What happened to my hard drive?

gardiner

Registered
Yesterday morning I used my computer: worked fine. 8 hours later, without moving my lap top, I got this grey screen and a question mark. I heard this little scratching noise. I followed the directions in the little handbook: restart pressing the C key; restart using utilities, first aid, but nothing but a grey screen appears. Can any one tell me what happened here? Is my non backed up data lost? Thanks for the comments, Gardiner
 
the ? folder usually means HD more times than not. But some useful information about your computer would be helpful.
 
The scratching noise is particularly worrisome -- usually, a clicking, grinding, or scratching noise indicates a mechanically failed hard drive.

If that's the case, then your only option is to replace the hard drive then restore your data from the backups that you performed on a regular basis.
 
the ? folder usually means HD more times than not. But some useful information about your computer would be helpful.
Dear Djacmac: thanks for your reply.
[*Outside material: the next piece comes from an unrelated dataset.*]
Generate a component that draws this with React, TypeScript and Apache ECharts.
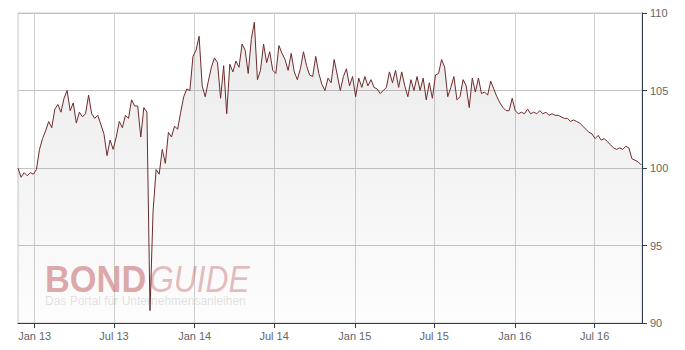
import React, { useEffect, useRef } from "react";
import * as echarts from "echarts";

// Weekly closing prices, first week starting 2012-11-24
const startDate = "2012-11-24";
const endDate = "2016-10-17";
const stepDays = 7;
const prices = [
  100.0, 99.4, 99.7, 99.5, 99.7, 99.6, 99.9, 101.2, 101.9, 102.4,
  103.0, 102.6, 103.8, 104.1, 103.6, 104.5, 105.0, 103.7, 104.2, 102.9,
  103.6, 103.3, 103.5, 104.7, 103.5, 103.2, 103.4, 102.8, 102.2, 100.8,
  101.8, 101.2, 102.0, 103.0, 102.6, 103.4, 103.2, 104.4, 104.0, 104.0,
  102.0, 103.9, 103.6, 90.8, 97.2, 99.9, 99.6, 101.2, 100.3, 102.3,
  102.0, 102.7, 102.5, 103.6, 104.6, 105.1, 105.0, 107.2, 107.6, 108.5,
  105.3, 104.6, 105.6, 106.5, 107.1, 106.8, 104.5, 106.6, 103.5, 106.7,
  106.2, 106.9, 106.5, 108.0, 107.6, 106.1, 108.3, 109.4, 105.7, 106.3,
  108.0, 106.8, 107.5, 106.3, 106.1, 107.9, 107.4, 107.0, 106.3, 107.4,
  106.2, 105.7, 106.4, 107.5, 106.6, 106.0, 105.9, 107.2, 106.1, 105.4,
  105.0, 105.8, 105.5, 107.0, 106.0, 105.0, 105.9, 106.4, 105.3, 105.9,
  104.6, 105.8, 105.2, 105.9, 105.3, 105.7, 105.2, 105.1, 104.8, 105.0,
  105.2, 106.2, 105.5, 106.3, 105.2, 106.2, 105.3, 104.6, 105.7, 105.0,
  105.9, 105.0, 105.8, 104.4, 105.5, 104.5, 106.0, 106.1, 107.0, 106.5,
  104.6, 105.2, 105.9, 104.4, 104.6, 105.7, 105.3, 103.9, 105.8, 104.9,
  105.8, 104.8, 104.9, 104.7, 105.6, 105.1, 104.6, 104.2, 103.9, 103.7,
  103.7, 104.5, 103.7, 103.5, 103.6, 103.5, 103.8, 103.5, 103.6, 103.5,
  103.7, 103.5, 103.6, 103.4, 103.5, 103.4, 103.4, 103.3, 103.2, 103.2,
  103.0, 103.1, 103.0, 102.9, 102.7, 102.5, 102.3, 102.2, 101.9, 102.1,
  101.8, 101.9, 101.7, 101.5, 101.3, 101.2, 101.3, 101.2, 101.4, 101.3,
  100.6, 100.5, 100.4, 100.2,
];
const tickDates = [
  "2013-01-01", "2013-07-01", "2014-01-01", "2014-07-01",
  "2015-01-01", "2015-07-01", "2016-01-01", "2016-07-01",
];
const tickLabels = [
  "Jan 13", "Jul 13", "Jan 14", "Jul 14",
  "Jan 15", "Jul 15", "Jan 16", "Jul 16",
];
const yTicks = [90, 95, 100, 105, 110];

const toMs = (s: string) => {
  const [y, m, d] = s.split("-").map(Number);
  return Date.UTC(y, m - 1, d);
};

export default function App() {
  const ref = useRef<HTMLDivElement>(null);
  useEffect(() => {
    if (!ref.current) return;
    const chart = echarts.init(ref.current, null, { renderer: "svg" });
    const t0 = toMs(startDate);
    const day = 86400000;
    const data = prices.map((v, i) => [t0 + i * stepDays * day, v]);
    const tickMs = tickDates.map(toMs);
    const labelFor = (v: number) => {
      let best = 0;
      for (let i = 1; i < tickMs.length; i++) {
        if (Math.abs(tickMs[i] - v) < Math.abs(tickMs[best] - v)) best = i;
      }
      return Math.abs(tickMs[best] - v) < day ? tickLabels[best] : "";
    };
    const axisColor = "#2c3e50";
    chart.setOption({
      animation: false,
      grid: {
        left: 18,
        right: 43,
        top: 13,
        bottom: 27,
        show: true,
        borderColor: "#c8c8c8",
        borderWidth: 1,
        backgroundColor: "transparent",
      },
      xAxis: {
        type: "value",
        min: t0,
        max: toMs(endDate),
        axisLine: { show: true, lineStyle: { color: axisColor, width: 1 } },
        axisTick: {
          show: true,
          length: 5,
          lineStyle: { color: axisColor },
          customValues: tickMs,
        },
        axisLabel: {
          customValues: tickMs,
          formatter: (v: number) => labelFor(v),
          color: "#666",
          fontSize: 11,
          fontFamily: "Liberation Sans",
          margin: 7,
        },
        splitLine: { show: true, lineStyle: { color: "#cfcfcf", width: 1 } },
      },
      yAxis: {
        type: "value",
        position: "right",
        min: yTicks[0],
        max: yTicks[yTicks.length - 1],
        interval: 5,
        axisLine: { show: true, lineStyle: { color: axisColor, width: 1 } },
        axisTick: { show: true, length: 5, lineStyle: { color: axisColor } },
        axisLabel: {
          color: "#666",
          fontSize: 11,
          fontFamily: "Liberation Sans",
          margin: 8,
        },
        splitLine: { show: true, lineStyle: { color: "#c4c4c4", width: 1 } },
      },
      graphic: [
        {
          type: "text",
          x: 45,
          y: 265,
          z: 1,
          scaleX: 0.93,
          style: {
            text: "BOND",
            font: 'bold 37px "Liberation Sans"',
            lineHeight: 29,
            fill: "rgba(200,95,100,0.55)",
            verticalAlign: "top",
          },
        },
        {
          type: "text",
          x: 149,
          y: 265,
          z: 1,
          scaleX: 0.86,
          style: {
            text: "GUIDE",
            font: 'italic 37px "Liberation Sans"',
            lineHeight: 29,
            fill: "rgba(200,95,100,0.42)",
            verticalAlign: "top",
          },
        },
        {
          type: "text",
          x: 45,
          y: 295,
          z: 1,
          style: {
            text: "Das Portal für Unternehmensanleihen",
            font: '12px "Liberation Sans"',
            lineHeight: 12,
            fill: "rgba(150,150,150,0.28)",
            verticalAlign: "top",
          },
        },
      ],
      series: [
        {
          type: "line",
          data,
          showSymbol: false,
          symbol: "none",
          z: 2,
          lineStyle: { color: "#6e2b2b", width: 1 },
          areaStyle: {
            origin: "start",
            color: new echarts.graphic.LinearGradient(0, 0, 0, 1, [
              { offset: 0, color: "rgba(110,110,110,0.2)" },
              { offset: 1, color: "rgba(110,110,110,0.02)" },
            ]),
          },
        },
      ],
    });
    return () => chart.dispose();
  }, []);
  return (
    <div
      ref={ref}
      style={{ position: "fixed", left: 0, top: 0, width: 685, height: 350, background: "#fff" }}
    />
  );
}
Info about computer: Macbook OS X, about 4 years old; never had a single problem with it until this disaster. How can it work fine in the morning and 8 hours later not work at all? I don't get it
 
Hard drives will always fail. There isn't a hard drive in the world that will work forever. The only question is: will my hard drive fail sooner, or later? Some hard drives will spin for 20 or more years (I have a few that are approaching 15 years of constant use). Some will die within a year (I have had this occur to me). Some will work for somewhere in between those two amounts of time.

Kind of like light bulbs -- more often than not, they'll work for a reasonable amount of time, then burn out. Some burn out quickly, at which point, you take the bulb back to the store and demand a replacement (which you can do with hard drives as well -- just not four years into the life of the hard drive typically). Then, you have some anomalies that burn and burn and burn, and never go out:

http://www.centennialbulb.org/

Unfortunately, no one has come across the magical "centennial hard drive" yet, and it would be foolish to expect that one's next hard drive will be the one that never fails.

Yours failed sooner (or, perhaps, later, depending on how you look at it). Sometimes hard drives fail slowly over time, sometimes they fail in a spectacular crash, sometimes they just quit working altogether and die a quiet death.

This is why your computer can work one day and be completely hosed the next. This is also why Apple makes it a no-brainer to keep an up-to-date backup by doing nothing more than plugging in an external hard drive and clicking "Yes" to the question of "do you want to use this drive for Time Machine?"

Your only option is to replace the hard drive and restore from your Time Machine backup (or whatever other method you used to back your data up). There is no way to "fix" or "repair" a hard drive that has mechanically failed.